This is the last album we'll be hearing from the mighty Hot Water Music for a while, as lead singer Chuck Ragan has chosen to spend time with his family, thus putting the band into hiatus. Thankfully, HWM have given us an epic "goodbye-for-now" to chew on until their eventual return, in the form of "The New What Next."
They've taken the melting pot of influences that they so cleverly utilised in the past and taken it in a distinctly straight ahead rock direction. Thats not to say there's none of the punk/hardcore that we're used to, but this time it's more focussed. Generally the tempo is a little slower, and the gruffness of the vocals have been toned down a little, but far from being any more commercial or "sellout" as many may say, "The New What Next" is in fact less accessible than it's predecessor "Caution." It is much less instant, and many of the songs are the kind that grows on you over time. You"ll notice a few standout tracks to begin with, but after a few listens, you"ll appreciate the sheer scope of the album. Every track stands alone as a brilliant piece of music.

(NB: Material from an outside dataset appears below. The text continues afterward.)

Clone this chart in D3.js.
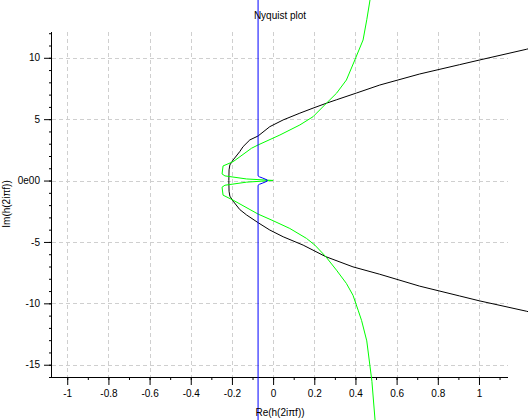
<!DOCTYPE html>
<html>
<head>
<meta charset="utf-8">
<script src="https://cdn.jsdelivr.net/npm/d3@7"></script>
<style>
  body { margin: 0; background: #fff; }
  svg { display: block; }
  text { font-family: "Liberation Sans", Arial, sans-serif; font-size: 10px; fill: #000; }
</style>
</head>
<body>
<div id="chart"></div>
<script>
// Nyquist curves as [Re, Im] pairs
const blackCurve = [
  [1.30, 11.0], [1.23, 10.69], [1.003, 9.82], [0.906, 9.44], [0.712, 8.68],
  [0.518, 7.78], [0.405, 7.13], [0.308, 6.58], [0.259, 6.3], [0.194, 5.9],
  [0.13, 5.49], [0.049, 4.94], [-0.016, 4.39], [-0.073, 3.63], [-0.113, 3.31],
  [-0.146, 2.76], [-0.162, 2.36], [-0.194, 1.68], [-0.210, 1.27], [-0.214, 0.87],
  [-0.215, 0],
  [-0.214, -0.87], [-0.210, -1.27], [-0.194, -1.68], [-0.162, -2.36], [-0.129, -2.8],
  [-0.073, -3.43], [-0.016, -4.03], [0.049, -4.58], [0.146, -5.26], [0.256, -6.2],
  [0.388, -7.03], [0.518, -7.63], [0.712, -8.6], [0.906, -9.4], [1.003, -9.8],
  [1.23, -10.64], [1.30, -10.95]
];

const greenCurve = [
  [0.51, 22], [0.471, 14.74], [0.455, 13.1], [0.437, 11.45], [0.397, 9.82],
  [0.356, 8.19], [0.308, 7.11], [0.259, 6.3], [0.194, 5.2], [0.13, 4.53],
  [0.033, 3.71], [-0.073, 2.9], [-0.105, 2.63], [-0.194, 1.54], [-0.243, 1.19],
  [-0.248, 0.54], [-0.234, 0.38], [-0.129, 0.13], [0.0, 0.01],
  [-0.129, -0.13], [-0.234, -0.38], [-0.248, -0.54], [-0.243, -1.19], [-0.194, -1.6],
  [-0.073, -2.73], [0.0, -3.27], [0.081, -3.9], [0.162, -4.71], [0.203, -5.26],
  [0.256, -6.2], [0.308, -7.3], [0.356, -8.38], [0.388, -9.34], [0.413, -10.56],
  [0.43, -11.41], [0.455, -13.06], [0.48, -16.36], [0.496, -19.66], [0.51, -22]
];

const blueCurve = [
  [-0.073, 25], [-0.073, 0.38], [-0.066, 0.3], [-0.05, 0.2], [-0.029, 0.05],
  [-0.029, -0.05], [-0.05, -0.2], [-0.066, -0.3], [-0.073, -0.38], [-0.073, -25]
];

const xTicks = [-1, -0.8, -0.6, -0.4, -0.2, 0, 0.2, 0.4, 0.6, 0.8, 1];
const xTickLabels = ['-1', '-0.8', '-0.6', '-0.4', '-0.2', '0', '0.2', '0.4', '0.6', '0.8', '1'];
const yTicks = [10, 5, 0, -5, -10, -15];
const yTickLabels = ['10', '5', '0e00', '-5', '-10', '-15'];

const width = 528, height = 420;
const plot = { left: 52, right: 508, top: 32, bottom: 377 };

const x = d3.scaleLinear().domain([-1.074, 1.141]).range([plot.left, plot.right]);
const y = d3.scaleLinear().domain([-16, 12.1]).range([plot.bottom, plot.top]);

const svg = d3.select('#chart')
  .append('svg')
  .attr('width', width)
  .attr('height', height);

// grid
const grid = svg.append('g').attr('class', 'grid')
  .attr('stroke', '#cfcfcf')
  .attr('stroke-dasharray', '4,3')
  .attr('shape-rendering', 'crispEdges');

grid.selectAll('line.v')
  .data(xTicks)
  .enter().append('line')
  .attr('class', 'v')
  .attr('x1', d => Math.round(x(d)) + 0.5)
  .attr('x2', d => Math.round(x(d)) + 0.5)
  .attr('y1', plot.top)
  .attr('y2', plot.bottom);

grid.selectAll('line.h')
  .data(yTicks)
  .enter().append('line')
  .attr('class', 'h')
  .attr('x1', plot.left)
  .attr('x2', plot.right)
  .attr('y1', d => Math.round(y(d)) + 0.5)
  .attr('y2', d => Math.round(y(d)) + 0.5);

// x axis: major ticks with labels, minor ticks every 0.1
const xMinor = d3.range(-10, 12).map(i => i / 10);
const xAxis = svg.append('g')
  .attr('transform', `translate(0, ${plot.bottom})`)
  .call(d3.axisBottom(x).tickValues(xMinor).tickSize(3).tickFormat(''));
xAxis.select('.domain').remove();
svg.append('g')
  .attr('transform', `translate(0, ${plot.bottom})`)
  .call(d3.axisBottom(x).tickValues(xTicks).tickSize(8).tickPadding(5)
    .tickFormat((d, i) => xTickLabels[i]))
  .call(g => g.select('.domain').attr('d', `M${plot.left},0.5H${plot.right}`));

// y axis: major ticks with labels, minor ticks every 1
const yMinor = d3.range(-16, 13);
const yAxis = svg.append('g')
  .attr('transform', `translate(${plot.left}, 0)`)
  .call(d3.axisLeft(y).tickValues(yMinor).tickSize(3).tickFormat(''));
yAxis.select('.domain').remove();
svg.append('g')
  .attr('transform', `translate(${plot.left}, 0)`)
  .call(d3.axisLeft(y).tickValues(yTicks).tickSize(8).tickPadding(4)
    .tickFormat((d, i) => yTickLabels[i]))
  .call(g => g.select('.domain').attr('d', `M-0.5,${plot.top}V${plot.bottom}`));

svg.selectAll('.tick text')
  .attr('font-family', '"Liberation Sans", Arial, sans-serif')
  .attr('font-size', 10);

// curves (no clipping, as in the original)
const line = d3.line().x(d => x(d[0])).y(d => y(d[1]));
const curves = [
  { data: blackCurve, color: '#000000' },
  { data: greenCurve, color: '#00ff00' },
  { data: blueCurve, color: '#0000ff' }
];
svg.append('g').selectAll('path')
  .data(curves)
  .enter().append('path')
  .attr('d', d => line(d.data))
  .attr('fill', 'none')
  .attr('stroke', d => d.color)
  .attr('stroke-width', 1);

// title and axis labels
svg.append('text')
  .attr('x', (plot.left + plot.right) / 2)
  .attr('y', 19)
  .attr('text-anchor', 'middle')
  .text('Nyquist plot');

svg.append('text')
  .attr('x', (plot.left + plot.right) / 2)
  .attr('y', 416)
  .attr('text-anchor', 'middle')
  .text('Re(h(2iπf))');

svg.append('text')
  .attr('transform', 'translate(10, 204) rotate(-90)')
  .attr('text-anchor', 'middle')
  .text('Im(h(2iπf))');
</script>
</body>
</html>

The musicianship is as tight as ever, and the band adapt to the new slower style with aplomb. The vocals, although less gruff and with less screaming/shouting than before, are nevertheless impressive, but the tunes themselves are of an altogether different breed to those which made "Caution" so distinctive. Gone, for the most part, are the sections of multilayered screams with melodies which blessed older songs like "Remedy" and "The Sense," and in their place are dreamy harmonised melodies, something best shown on tracks such as "The Ebb And Flow" and "Bottomless Flows." However, "Poison" and "Giver" could have happily slotted in anywhere on the band"s previous two releases, and this is no bad thing, as not only does it give more variety to the record, but it also shows the progression the band has made. The former begins the record with the line "I could waste away with politics, Drown myself with wine, Confine myself to solitude, And inject poison into my mind" showing that the band haven"t lost their unique lyrical touch (needless to say, this high quality continues throughout).

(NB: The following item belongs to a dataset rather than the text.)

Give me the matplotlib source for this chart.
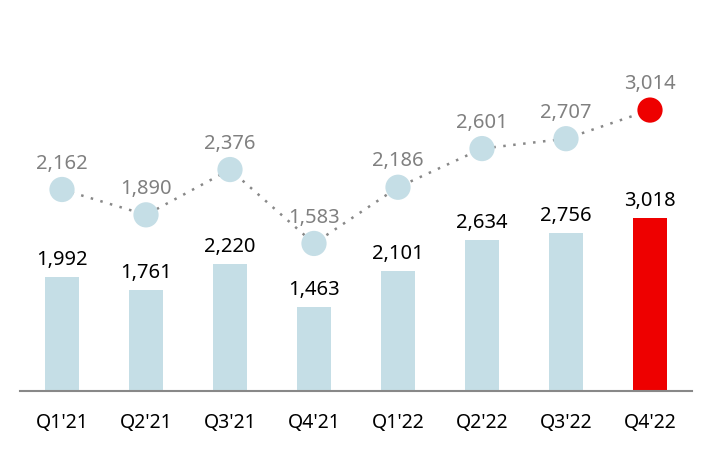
import matplotlib
matplotlib.use("Agg")
import matplotlib.pyplot as plt

# données
quarters = ["Q1'21", "Q2'21", "Q3'21", "Q4'21", "Q1'22", "Q2'22", "Q3'22", "Q4'22"]
bar_values = [1992, 1761, 2220, 1463, 2101, 2634, 2756, 3018]
line_values = [2162, 1890, 2376, 1583, 2186, 2601, 2707, 3014]

plt.rcParams['font.family'] = ['Noto Sans', 'DejaVu Sans']

blue = '#c5dee6'
red = '#ee0000'
colors = [blue] * (len(quarters) - 1) + [red]

fig = plt.figure(figsize=(7.14, 4.5), dpi=100)
ax = fig.add_axes([20 / 714, 59 / 450, 672 / 714, 391 / 450])
x = range(len(quarters))

# barres
ax.bar(x, bar_values, width=0.4, color=colors, zorder=2)
for i, v in enumerate(bar_values):
    ax.annotate(f"{v:,}", (i, v), xytext=(0, 8.5), textcoords='offset points',
                ha='center', va='baseline', fontsize=14.5, color='black')
ax.set_ylim(0, 6824)
ax.set_xlim(-0.5, len(quarters) - 0.5)

# courbe sur un second axe
ax2 = ax.twinx()
ax2.plot(x, line_values, linestyle=(0, (1, 3)), color='#888888', linewidth=1.8, zorder=1)
ax2.scatter(x, line_values, s=330, color=colors, zorder=3, edgecolors='none')
for i, v in enumerate(line_values):
    ax2.annotate(f"{v:,}", (i, v), xytext=(0, 15), textcoords='offset points',
                 ha='center', va='baseline', fontsize=14.5, color='#808080')
ax2.set_ylim(0, 4195)

for a in (ax, ax2):
    for s in ['top', 'right', 'left']:
        a.spines[s].set_visible(False)
    a.set_yticks([])
ax2.spines['bottom'].set_visible(False)
ax.spines['bottom'].set_color('#888888')
ax.spines['bottom'].set_linewidth(1.5)

ax.set_xticks(list(x))
ax.set_xticklabels(quarters, fontsize=14)
ax.tick_params(axis='x', length=0, pad=16)

fig.savefig('out.png', dpi=100)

Despite the change in vocal style, the choruses still soar, especially in highlight "The End Of The Line." "Under Everything" is another good example. Starting out as an ominous mid-paced rocker, with some brilliantly accurate bass-pedal work and great tunes and lyrics referencing "The End" from "Caution," it breaks into a relatively subdued but sublimely tuneful chorus, which ends with the philosophical line of "Time is such a wasted luxury." The band even attempt what can only be described as a rock-ballad or sorts, entitled "Ink And Lead," which is tastefully and successfully pulled off. After a brilliant intro high-energy bass and guitar lines weaving in and out of each other, "This Early Grave" goes on to incorporate almost all of the styles that permeate the rest of the album like the rings of a tree.
In a sense, likening "The New What Next" to a tree is a suitable analogy, since it is the sound of HWM spreading their branches into new areas, and in doing so, reaching new heights in both creativity and quality, and subsequently finding themselves perched high above the rest of the current punk rock scene.
What at first seemed like a massive disappointment after the sheer ecstasy of "Caution," has since blossomed through numerous listens, into a truly amazing record similar in scope and new horizons to Thrice"s "Vheissu" in terms of progression from previous work. Ultimately, if you like any of Hot Water Music"s previous work, then there"ll be something here for you, even if you"re a fan of the older, more hardcore material, but I could also confidently recommend this record to a fan of such bands as Foo Fighters, or Feeder or (insert other well-known commercial rock band here), as I feel it would significantly educate them about more underground-orientated music, such is the scope of "The New What Next."